Of the two types, calcium oxalate and calcium phosphate stones, calcium oxalate stones are the most frequently formed ones. Our body requires only a certain amount of calcium which is mostly got from dietary sources. Those calcium compounds not absorbed by the body can combine with other mineral elements and get eliminated out via stools, or may spill into the urinary system. Once in the urinary system, with excess calcium and oxalate levels and less water content to dissolve them, they can combine together and form tiny stones in the kidneys. When the urine is acidic, meaning in an undiluted form, calcium salts separate easily from the solution and take the form of crystals.
Certain disease conditions also contribute to this state of hypercalciuria that promote the formation of calcium oxalate kidney stones. a) Parathyroid is an endocrine gland that release hormones required for metabolizing calcium in our body. A defective parathyroid gland (read over active gland) will increase the release of these hormones, in turn causing an increase in urinary calcium levels. b) Any intestinal disorders that increase the absorption of calcium and urinary calcium levels will also contribute to kidney stone formations. c) A high-calcium diet will cause the intestines to absorb calcium in large amounts, again increasing calcium levels in urine. d) Also, increased sodium intake will increase urinary calcium levels. As the kidneys filter out sodium from the blood, calcium compounds are also removed which is excreted in urine.

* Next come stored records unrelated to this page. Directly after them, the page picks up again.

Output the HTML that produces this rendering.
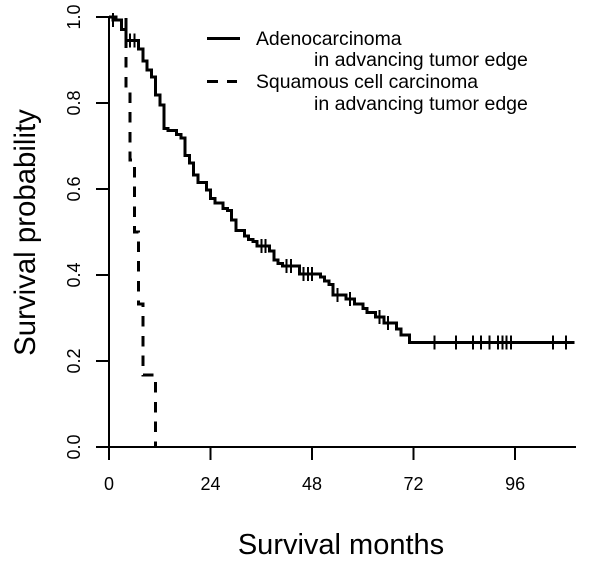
<!DOCTYPE html>
<html>
<head>
<meta charset="utf-8">
<title>Survival chart</title>
<style>
html,body{margin:0;padding:0;background:#fff;}
svg{display:block;}
text{font-family:"Liberation Sans",Arial,sans-serif;fill:#000;}
line,path{shape-rendering:crispEdges;}
</style>
</head>
<body>
<svg id="chart" width="600" height="580" viewBox="0 0 600 580" xmlns="http://www.w3.org/2000/svg">
  <rect width="600" height="580" fill="#fff"/>
  <g id="axes"></g>
  <g id="series"></g>
  <text x="341" y="554" font-size="29" text-anchor="middle">Survival months</text>
  <text transform="translate(35,232.5) rotate(-90)" font-size="29.4" text-anchor="middle">Survival probability</text>
  <g>
    <line x1="207" y1="38.5" x2="240" y2="38.5" stroke="#000" stroke-width="3"/>
    <line x1="207" y1="81.5" x2="237" y2="81.5" stroke="#000" stroke-width="3" stroke-dasharray="11 9"/>
    <text x="256" y="45" font-size="19.4">Adenocarcinoma</text>
    <text x="314" y="66" font-size="19.55">in advancing tumor edge</text>
    <text x="256" y="88" font-size="19.4">Squamous cell carcinoma</text>
    <text x="314" y="110" font-size="19.55">in advancing tumor edge</text>
  </g>
</svg>
<script>
const xTicks = [0, 24, 48, 72, 96];
const yTicks = [0, 0.2, 0.4, 0.6, 0.8, 1];
const yTickLabels = ["0.0", "0.2", "0.4", "0.6", "0.8", "1.0"];
const adenoTimes = [0,1,3,4,7,8,9,10,11,12,13,14,16,17,18,19,20,21,23,24,25,27,28,29,30,32,33,34,35,38,39,40,41,45,50,51,52,53,56,58,60,61,63,65,68,69,71];
const adenoSurvival = [1,.993,.971,.945,.926,.898,.877,.86,.819,.795,.741,.736,.727,.719,.678,.66,.633,.615,.598,.578,.567,.555,.55,.528,.503,.491,.483,.478,.467,.456,.435,.427,.421,.402,.395,.386,.378,.353,.344,.332,.322,.313,.302,.288,.274,.26,.243];
const adenoCensored = [1,5,6,36,37,42,43,46,47,48,54,57,64,66,77,82,86,88,90,92,93,94,95,105,108];
const adenoEnd = [110];
const squamousTimes = [0,4,5,6,7,8,11];
const squamousSurvival = [1,.833,.667,.5,.333,.167,0];
const axisMax = [110.4];

const NS = 'http://www.w3.org/2000/svg';
const xPos = m => 109 + m * 4.23;
const yPos = s => 447 - s * 430;
const axes = document.getElementById('axes');
const series = document.getElementById('series');

function mk(parent, tag, attrs, text) {
  const el = document.createElementNS(NS, tag);
  for (const k in attrs) el.setAttribute(k, attrs[k]);
  if (text !== undefined) el.textContent = text;
  parent.appendChild(el);
  return el;
}
function stepPath(times, surv, end) {
  let d = 'M' + xPos(times[0]) + ' ' + yPos(surv[0]);
  for (let i = 1; i < times.length; i++) {
    d += 'H' + xPos(times[i]) + 'V' + yPos(surv[i]);
  }
  if (end !== undefined) d += 'H' + xPos(end);
  return d;
}
function survivalAt(t) {
  let s = adenoSurvival[0];
  for (let i = 0; i < adenoTimes.length; i++) {
    if (adenoTimes[i] <= t) s = adenoSurvival[i];
  }
  return s;
}

const xAxisLine = mk(axes, 'line', {x1: xPos(0), x2: xPos(axisMax[0]), y1: yPos(0), y2: yPos(0), stroke: '#000', 'stroke-width': 2});


const yAxisLine = mk(axes, 'line', {x1: xPos(0), x2: xPos(0), y1: yPos(0), y2: yPos(1), stroke: '#000', 'stroke-width': 2});



xTicks.forEach(t => {
  const tick = mk(axes, 'line', {x1: xPos(t), x2: xPos(t), y1: yPos(0), y2: yPos(0) + 13, stroke: '#000', 'stroke-width': 2});
  
  
  const label = mk(axes, 'text', {x: xPos(t), y: 490, 'font-size': 18, 'text-anchor': 'middle'}, String(t));
  
  
});
yTicks.forEach((v, i) => {
  const tick = mk(axes, 'line', {x1: xPos(0) - 13, x2: xPos(0), y1: yPos(v), y2: yPos(v), stroke: '#000', 'stroke-width': 2});
  
  
  const label = mk(axes, 'text', {transform: 'translate(80,' + yPos(v) + ') rotate(-90)', 'font-size': 18, 'text-anchor': 'middle'}, yTickLabels[i]);
  
  
});

const squamousLine = mk(series, 'path', {d: stepPath(squamousTimes, squamousSurvival), fill: 'none', stroke: '#000', 'stroke-width': 3, 'stroke-dasharray': '10.5 9.2', 'stroke-dashoffset': 2});


const adenoLine = mk(series, 'path', {d: stepPath(adenoTimes, adenoSurvival, adenoEnd[0]), fill: 'none', stroke: '#000', 'stroke-width': 3});



adenoCensored.forEach(t => {
  const y = yPos(survivalAt(t));
  const mark = mk(series, 'line', {x1: xPos(t), x2: xPos(t), y1: y - 7, y2: y + 7, stroke: '#000', 'stroke-width': 2});
  
  
});
</script>
</body>
</html>
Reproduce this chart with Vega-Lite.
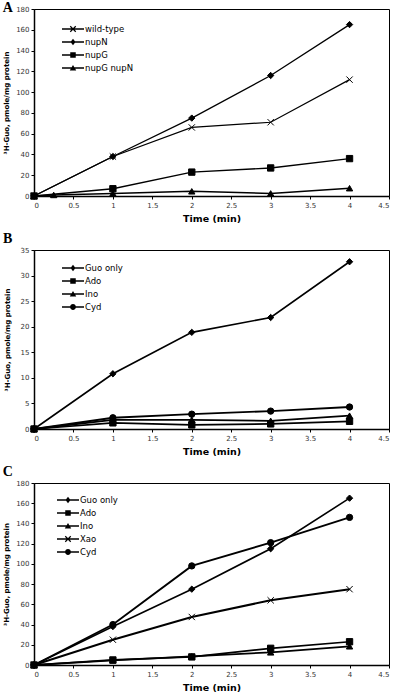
{
  "$schema": "https://vega.github.io/schema/vega-lite/v6.json",
  "background": "white",
  "padding": {"left": 2, "top": 0, "right": 7, "bottom": 0},
  "spacing": 8,
  "config": {
    "view": {"stroke": "black", "strokeWidth": 1},
    "font": "DejaVu Sans",
    "axis": {
      "grid": false,
      "labelFont": "DejaVu Sans",
      "labelFontSize": 7,
      "labelColor": "#333333",
      "labelPadding": 2,
      "tickColor": "black",
      "tickSize": 3,
      "tickWidth": 1,
      "domainColor": "black",
      "domainWidth": 1.5,
      "titleFont": "DejaVu Sans",
      "titleFontWeight": "bold",
      "titleColor": "black"
    },
    "axisX": {"titleFontSize": 9.5, "titlePadding": 5},
    "axisY": {"titleFontSize": 7},
    "legend": {
      "labelFont": "DejaVu Sans",
      "labelFontSize": 8.5,
      "labelColor": "black",
      "labelOffset": 7,
      "padding": 0,
      "rowPadding": 3,
      "symbolSize": 100,
      "symbolStrokeWidth": 0,
      "symbolFillColor": "black",
      "symbolOpacity": 1
    },
    "title": {"font": "Liberation Serif", "fontSize": 14, "fontWeight": "bold", "color": "black", "anchor": "start", "frame": "bounds"}
  },
  "datasets": {
    "A": [
      {"s": "wild-type", "t": 0, "v": 0}, {"s": "wild-type", "t": 1, "v": 38}, {"s": "wild-type", "t": 2, "v": 66}, {"s": "wild-type", "t": 3, "v": 71}, {"s": "wild-type", "t": 4, "v": 112},
      {"s": "nupN", "t": 0, "v": 0}, {"s": "nupN", "t": 1, "v": 38}, {"s": "nupN", "t": 2, "v": 75}, {"s": "nupN", "t": 3, "v": 116}, {"s": "nupN", "t": 4, "v": 165},
      {"s": "nupG", "t": 0, "v": 0}, {"s": "nupG", "t": 1, "v": 7}, {"s": "nupG", "t": 2, "v": 23}, {"s": "nupG", "t": 3, "v": 27}, {"s": "nupG", "t": 4, "v": 36},
      {"s": "nupG nupN", "t": 0, "v": 0}, {"s": "nupG nupN", "t": 0.25, "v": 1}, {"s": "nupG nupN", "t": 1, "v": 2.5}, {"s": "nupG nupN", "t": 2, "v": 4.5}, {"s": "nupG nupN", "t": 3, "v": 2.5}, {"s": "nupG nupN", "t": 4, "v": 7.5}
    ],
    "B": [
      {"s": "Guo only", "t": 0, "v": 0}, {"s": "Guo only", "t": 1, "v": 10.8}, {"s": "Guo only", "t": 2, "v": 18.9}, {"s": "Guo only", "t": 3, "v": 21.8}, {"s": "Guo only", "t": 4, "v": 32.7},
      {"s": "Ado", "t": 0, "v": 0}, {"s": "Ado", "t": 1, "v": 1.2}, {"s": "Ado", "t": 2, "v": 0.8}, {"s": "Ado", "t": 3, "v": 1.0}, {"s": "Ado", "t": 4, "v": 1.5},
      {"s": "Ino", "t": 0, "v": 0}, {"s": "Ino", "t": 1, "v": 1.8}, {"s": "Ino", "t": 2, "v": 1.8}, {"s": "Ino", "t": 3, "v": 1.6}, {"s": "Ino", "t": 4, "v": 2.6},
      {"s": "Cyd", "t": 0, "v": 0}, {"s": "Cyd", "t": 1, "v": 2.2}, {"s": "Cyd", "t": 2, "v": 2.9}, {"s": "Cyd", "t": 3, "v": 3.5}, {"s": "Cyd", "t": 4, "v": 4.3}
    ],
    "C": [
      {"s": "Guo only", "t": 0, "v": 0}, {"s": "Guo only", "t": 1, "v": 38}, {"s": "Guo only", "t": 2, "v": 75}, {"s": "Guo only", "t": 3, "v": 115}, {"s": "Guo only", "t": 4, "v": 165},
      {"s": "Ado", "t": 0, "v": 0}, {"s": "Ado", "t": 1, "v": 5}, {"s": "Ado", "t": 2, "v": 8}, {"s": "Ado", "t": 3, "v": 16.5}, {"s": "Ado", "t": 4, "v": 23},
      {"s": "Ino", "t": 0, "v": 0}, {"s": "Ino", "t": 1, "v": 4.5}, {"s": "Ino", "t": 2, "v": 8.5}, {"s": "Ino", "t": 3, "v": 12.5}, {"s": "Ino", "t": 4, "v": 18.5},
      {"s": "Xao", "t": 0, "v": 0}, {"s": "Xao", "t": 1, "v": 25}, {"s": "Xao", "t": 2, "v": 47.5}, {"s": "Xao", "t": 3, "v": 64}, {"s": "Xao", "t": 4, "v": 75},
      {"s": "Cyd", "t": 0, "v": 0}, {"s": "Cyd", "t": 1, "v": 40}, {"s": "Cyd", "t": 2, "v": 98}, {"s": "Cyd", "t": 3, "v": 121}, {"s": "Cyd", "t": 4, "v": 146}
    ]
  },
  "vconcat": [
    {
      "width": 355, "height": 187,
      "title": {"text": "A", "offset": -10},
      "data": {"name": "A"},
      "encoding": {
        "x": {"field": "t", "type": "quantitative", "scale": {"domain": [0, 4.5], "nice": false}, "axis": {"title": "Time (min)", "values": [0, 0.5, 1, 1.5, 2, 2.5, 3, 3.5, 4, 4.5], "format": "~g"}},
        "y": {"field": "v", "type": "quantitative", "scale": {"domain": [0, 180], "nice": false}, "axis": {"title": "³H-Guo, pmole/mg protein", "values": [0, 20, 40, 60, 80, 100, 120, 140, 160, 180], "titlePadding": 6}}
      },
      "layer": [
        {"mark": {"type": "line", "color": "black"}, "encoding": {"detail": {"field": "s"}, "strokeWidth": {"field": "s", "type": "ordinal", "scale": {"domain": ["wild-type", "nupN", "nupG", "nupG nupN"], "range": [1.2, 2, 2, 2]}, "legend": null}}},
        {"mark": {"type": "point", "filled": true, "color": "black", "stroke": "black", "strokeWidth": 1, "size": 40, "opacity": 1}, "encoding": {"shape": {"field": "s", "type": "nominal", "scale": {"domain": ["wild-type", "nupN", "nupG", "nupG nupN"], "range": ["M-1,-1L1,1M-1,1L1,-1", "diamond", "square", "triangle-up"]}, "legend": null}}},
        {"mark": {"type": "point", "filled": true, "color": "black", "size": 0}, "encoding": {"shape": {"field": "s", "type": "nominal", "scale": {"domain": ["wild-type", "nupN", "nupG", "nupG nupN"], "range": ["M-2.2,-0.15H2.2V0.15H-2.2ZM-0.465,-0.635L0.635,0.465L0.465,0.635L-0.635,-0.465ZM-0.635,0.465L0.465,-0.635L0.635,-0.465L-0.465,0.635Z", "M-2.2,-0.15H2.2V0.15H-2.2ZM0,-0.65L0.5,0L0,0.65L-0.5,0Z", "M-2.2,-0.15H2.2V0.15H-2.2ZM-0.55,-0.55H0.55V0.55H-0.55Z", "M-2.2,-0.15H2.2V0.15H-2.2ZM0,-0.6L0.65,0.5L-0.65,0.5Z"]}, "legend": {"title": null, "orient": "none", "legendX": 34, "legendY": 15, "encode": {"symbols": {"fill": {"value": "black"}, "opacity": {"value": 1}}}}}}}
      ],
      "resolve": {"scale": {"shape": "independent"}}
    },
    {
      "width": 355, "height": 179,
      "title": {"text": "B", "offset": 0},
      "data": {"name": "B"},
      "encoding": {
        "x": {"field": "t", "type": "quantitative", "scale": {"domain": [0, 4.5], "nice": false}, "axis": {"title": "Time (min)", "values": [0, 0.5, 1, 1.5, 2, 2.5, 3, 3.5, 4, 4.5], "format": "~g"}},
        "y": {"field": "v", "type": "quantitative", "scale": {"domain": [0, 35], "nice": false}, "axis": {"title": "³H-Guo, pmole/mg protein", "values": [0, 5, 10, 15, 20, 25, 30, 35], "titlePadding": 10}}
      },
      "layer": [
        {"mark": {"type": "line", "color": "black"}, "encoding": {"detail": {"field": "s"}, "strokeWidth": {"field": "s", "type": "ordinal", "scale": {"domain": ["Guo only", "Ado", "Ino", "Cyd"], "range": [2, 1.8, 1.8, 1.8]}, "legend": null}}},
        {"mark": {"type": "point", "filled": true, "color": "black", "stroke": "black", "strokeWidth": 1, "size": 40, "opacity": 1}, "encoding": {"shape": {"field": "s", "type": "nominal", "scale": {"domain": ["Guo only", "Ado", "Ino", "Cyd"], "range": ["diamond", "square", "triangle-up", "circle"]}, "legend": null}}},
        {"mark": {"type": "point", "filled": true, "color": "black", "size": 0}, "encoding": {"shape": {"field": "s", "type": "nominal", "scale": {"domain": ["Guo only", "Ado", "Ino", "Cyd"], "range": ["M-2.2,-0.15H2.2V0.15H-2.2ZM0,-0.65L0.5,0L0,0.65L-0.5,0Z", "M-2.2,-0.15H2.2V0.15H-2.2ZM-0.55,-0.55H0.55V0.55H-0.55Z", "M-2.2,-0.15H2.2V0.15H-2.2ZM0,-0.6L0.65,0.5L-0.65,0.5Z", "M-2.2,-0.15H2.2V0.15H-2.2ZM0.58,0A0.58,0.58,0,1,1,-0.58,0A0.58,0.58,0,1,1,0.58,0Z"]}, "legend": {"title": null, "orient": "none", "legendX": 34, "legendY": 13, "encode": {"symbols": {"fill": {"value": "black"}, "opacity": {"value": 1}}}}}}}
      ],
      "resolve": {"scale": {"shape": "independent"}}
    },
    {
      "width": 355, "height": 182,
      "title": {"text": "C", "offset": 0},
      "data": {"name": "C"},
      "encoding": {
        "x": {"field": "t", "type": "quantitative", "scale": {"domain": [0, 4.5], "nice": false}, "axis": {"title": "Time (min)", "values": [0, 0.5, 1, 1.5, 2, 2.5, 3, 3.5, 4, 4.5], "format": "~g"}},
        "y": {"field": "v", "type": "quantitative", "scale": {"domain": [0, 180], "nice": false}, "axis": {"title": "³H-Guo, pmole/mg protein", "values": [0, 20, 40, 60, 80, 100, 120, 140, 160, 180], "titlePadding": 6}}
      },
      "layer": [
        {"mark": {"type": "line", "color": "black"}, "encoding": {"detail": {"field": "s"}, "strokeWidth": {"field": "s", "type": "ordinal", "scale": {"domain": ["Guo only", "Ado", "Ino", "Xao", "Cyd"], "range": [2, 2, 2, 1.2, 2]}, "legend": null}}},
        {"mark": {"type": "point", "filled": true, "color": "black", "stroke": "black", "strokeWidth": 1, "size": 40, "opacity": 1}, "encoding": {"shape": {"field": "s", "type": "nominal", "scale": {"domain": ["Guo only", "Ado", "Ino", "Xao", "Cyd"], "range": ["diamond", "square", "triangle-up", "M-1,-1L1,1M-1,1L1,-1", "circle"]}, "legend": null}}},
        {"mark": {"type": "point", "filled": true, "color": "black", "size": 0}, "encoding": {"shape": {"field": "s", "type": "nominal", "scale": {"domain": ["Guo only", "Ado", "Ino", "Xao", "Cyd"], "range": ["M-2.2,-0.15H2.2V0.15H-2.2ZM0,-0.65L0.5,0L0,0.65L-0.5,0Z", "M-2.2,-0.15H2.2V0.15H-2.2ZM-0.55,-0.55H0.55V0.55H-0.55Z", "M-2.2,-0.15H2.2V0.15H-2.2ZM0,-0.6L0.65,0.5L-0.65,0.5Z", "M-2.2,-0.15H2.2V0.15H-2.2ZM-0.465,-0.635L0.635,0.465L0.465,0.635L-0.635,-0.465ZM-0.635,0.465L0.465,-0.635L0.635,-0.465L-0.465,0.635Z", "M-2.2,-0.15H2.2V0.15H-2.2ZM0.58,0A0.58,0.58,0,1,1,-0.58,0A0.58,0.58,0,1,1,0.58,0Z"]}, "legend": {"title": null, "orient": "none", "legendX": 29, "legendY": 12, "encode": {"symbols": {"fill": {"value": "black"}, "opacity": {"value": 1}}}}}}}
      ],
      "resolve": {"scale": {"shape": "independent"}}
    }
  ]
}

Oxalates are produced by the liver as well as got from dietary sources. High intake of oxalate containing foods and less of dietary calcium will increase the presence of oxalates in urine. As stated earlier, oxalates present in the intestine usually combine with calcium and are expelled out along with a bowel movement. When there is insufficient calcium salts for oxalates to bind to, they are excreted into the urinary system, where they find calcium compounds and adhere to form kidney stones.
Genetic disorders that increase the formation of oxalates in the liver will also result in hyperoxaluria. The enzyme that brings about a chemical reaction within resulting in oxalate formation, functions imperfectly, and this is what causes the increase in oxalate release. Since only minimal amount of oxalates are required for certain body functions, the rest gets deposited in urine increasing the risk of calcium oxalate stone formation.